08:13, September 16, 2011

Trade friction frequent

Amid uncertainties in the world economy caused by the European debt crisis and slowing economic recovery in the US, many trade disputes have been filed against China, now the world’s main manufacturing center.

The US Commerce Department said on August 30 that it was setting preliminary duties on galvanized steel wire and certain steel wheels from China to offset Chinese government subsidies. Earlier this year, the department imposed duties on drill pipe and wood flooring from China. In 2009, the US government imposed a tariff of up to 35 percent on Chinese tires. The US trade deficit with China was $268 billion in 2008 and $273 billion in 2010, according to figures from the US-China Economic and Security Review Commission and the US-China Business Council.

“Trade frictions only generate less than 2 percent of total trade value. We shouldn’t exaggerate trade frictions,” said Long.

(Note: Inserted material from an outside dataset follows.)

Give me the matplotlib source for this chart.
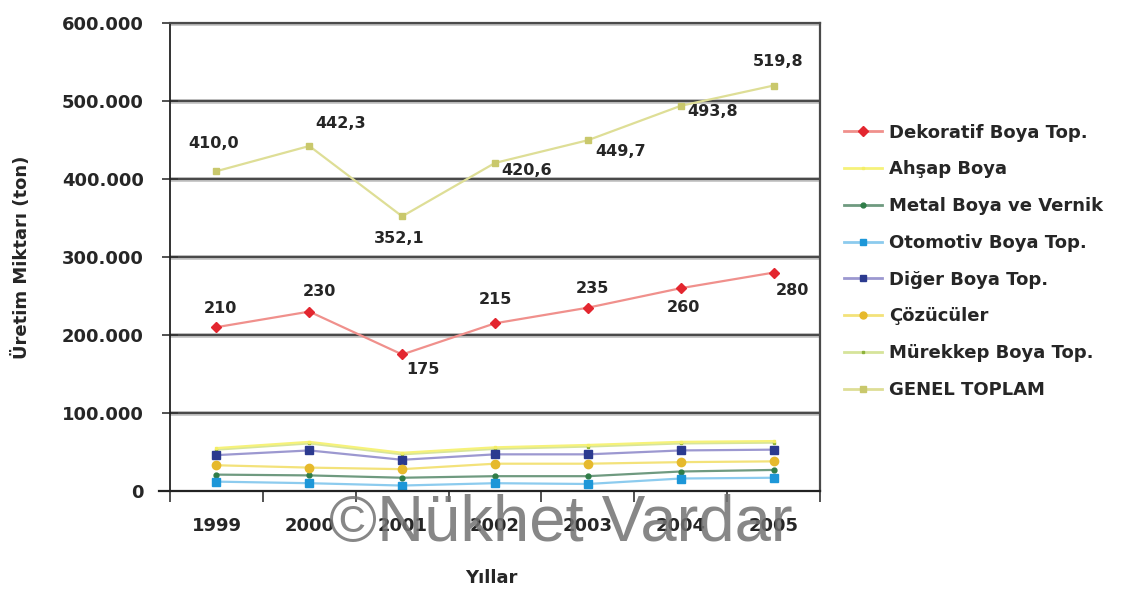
import matplotlib
matplotlib.use("Agg")
import matplotlib.pyplot as plt
from matplotlib.ticker import FuncFormatter, FixedLocator
from matplotlib.lines import Line2D

years = ["1999", "2000", "2001", "2002", "2003", "2004", "2005"]

dekoratif = [210, 230, 175, 215, 235, 260, 280]          # bin ton
ahsap = [55, 63, 49, 56, 59, 63, 64]
metal = [21, 20, 17, 19, 19, 25, 27]
otomotiv = [12, 10, 7, 10, 9, 16, 17]
diger = [46, 52, 40, 47, 47, 52, 53]
cozuculer = [33, 30, 28, 35, 35, 37, 38]
murekkep = [53, 61, 47, 54, 57, 61, 62]
genel = [410.0, 442.3, 352.1, 420.6, 449.7, 493.8, 519.8]

dekoratif_labels = ["210", "230", "175", "215", "235", "260", "280"]
genel_labels = ["410,0", "442,3", "352,1", "420,6", "449,7", "493,8", "519,8"]

series_names = ["Dekoratif Boya Top.", "Ahşap Boya", "Metal Boya ve Vernik",
                "Otomotiv Boya Top.", "Diğer Boya Top.", "Çözücüler",
                "Mürekkep Boya Top.", "GENEL TOPLAM"]

FONT = "DejaVu Sans"
TXT = "#262626"

fig = plt.figure(figsize=(11.21, 5.91), dpi=100)
ax = fig.add_axes([0.1517, 0.1692, 0.5798, 0.7919])

x = list(range(len(years)))
k = 1000

# (values, line colour, marker colour, marker, marker size, zorder)
styles = [
    (dekoratif, "#f0908c", "#e3262f", "D", 5, 6),
    (ahsap, "#f6f27a", "#f4ee66", "s", 2, 4),
    (metal, "#6f9a80", "#2f7d48", "o", 3.5, 5),
    (otomotiv, "#8ccbee", "#1d97d8", "s", 6, 5),
    (diger, "#9c98d0", "#2b3a8f", "s", 6, 5),
    (cozuculer, "#f3e27a", "#e6b92c", "o", 6, 5),
    (murekkep, "#d6e49a", "#8db23c", "s", 2, 3),
    (genel, "#dede96", "#c9c86c", "s", 5, 6),
]

handles = []
for name, (vals, lc, mc, mk, ms, zo) in zip(series_names, styles):
    ax.plot(x, [v * k for v in vals], color=lc, lw=1.6, marker=mk, ms=ms,
            mfc=mc, mec=mc, zorder=zo)
    handles.append(Line2D([0], [0], color=lc, lw=2, marker=mk,
                          ms=min(ms, 5), mfc=mc, mec=mc))

# value labels
dek_off = [(4, 19), (10, 20), (21, -15), (0, 24), (5, 19), (3, -19), (19, -18)]
gen_off = [(-3, 28), (31, 22), (-3, -22), (32, -8), (33, -11), (32, -6), (5, 24)]
for i in x:
    ax.annotate(dekoratif_labels[i], (i, dekoratif[i] * k), xytext=dek_off[i],
                textcoords="offset pixels", ha="center", va="center",
                fontsize=11.5, fontweight="bold", family=FONT, color=TXT, zorder=8)
    ax.annotate(genel_labels[i], (i, genel[i] * k), xytext=gen_off[i],
                textcoords="offset pixels", ha="center", va="center",
                fontsize=11.5, fontweight="bold", family=FONT, color=TXT, zorder=8)

ax.set_xlim(-0.5, 6.5)
ax.set_ylim(0, 600000)

# gridlines and frame
for yv in range(100000, 600001, 100000):
    ax.axhline(yv, color="#c8c8c8", lw=3.5, zorder=1)
    ax.axhline(yv, color="#4a4a4a", lw=1.6, zorder=1.5)
ax.spines["top"].set_color("#4a4a4a")
ax.spines["top"].set_linewidth(1.6)
ax.spines["right"].set_color("#4a4a4a")
ax.spines["right"].set_linewidth(1.6)
ax.spines["left"].set_color("#222222")
ax.spines["left"].set_linewidth(1.3)
ax.spines["bottom"].set_visible(False)
ax.plot([-0.62, 6.5], [0, 0], color="#222222", lw=1.6, clip_on=False, zorder=7)

ax.yaxis.set_major_locator(FixedLocator(range(0, 600001, 100000)))
ax.yaxis.set_major_formatter(FuncFormatter(lambda v, p: f"{int(v):,}".replace(",", ".")))
ax.tick_params(axis="y", direction="inout", length=12, width=1.2, color="#333333",
               pad=13, labelsize=13, labelcolor=TXT)

ax.set_xticks(x)
ax.set_xticklabels(years)
ax.set_xticks([i + 0.5 for i in range(-1, 7)], minor=True)
ax.tick_params(axis="x", which="major", length=0, pad=19, labelsize=13, labelcolor=TXT)
ax.tick_params(axis="x", which="minor", direction="out", length=8, width=1.2, color="#333333")

for lbl in ax.get_xticklabels() + ax.get_yticklabels():
    lbl.set_fontweight("bold")
    lbl.set_family(FONT)

ax.set_ylabel("Üretim Miktarı (ton)", fontsize=13, fontweight="bold", family=FONT,
              color=TXT)
ax.yaxis.set_label_coords(-0.214, 0.5)
ax.set_xlabel("Yıllar", fontsize=13, fontweight="bold", family=FONT, color=TXT)
ax.xaxis.set_label_coords(0.495, -0.167)

leg = fig.legend(handles, series_names, loc="upper left", bbox_to_anchor=(0.7385, 0.8185),
                 frameon=False, handlelength=2.1, handletextpad=0.4, labelspacing=1.04,
                 prop={"family": FONT, "weight": "bold", "size": 13})
for t in leg.get_texts():
    t.set_color(TXT)

fig.text(0.5, 0.114, "©Nükhet Vardar", fontsize=47, family="Liberation Sans",
         color="#727272", alpha=0.85, ha="center", va="center", zorder=20)

fig.savefig("out.png", dpi=100, facecolor="white")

As long as a country’s measures are compliant with WTO rules and not introduced out of domestic political needs, they shouldn’t be counted as trade protectionism, he said.

The US is the world leader in international trade, and it’s inevitable that there will be trade frictions with China, which ranks second.

“You’ll never have trade friction if you do not engage in trade,” Long remarked.

China’s imports totaled $1.4 trillion last year, from which the US benefited most, Long noted. After China joined the WTO, the US granted China permanent normal trade relations status, and modified its law to remove the annual review of China’s trade status, which greatly boosted bilateral trade.

The success in the past proves that “win-win” should be the universal rule.

“Chinese companies must get used to responding to litigation,” said Long. In July this year, the WTO Appellate Body supported China’s position against the EU’s application of antidumping tariffs on imports of certain metal fasteners from China, marking Beijing’s biggest legal victory over the EU so far at the WTO.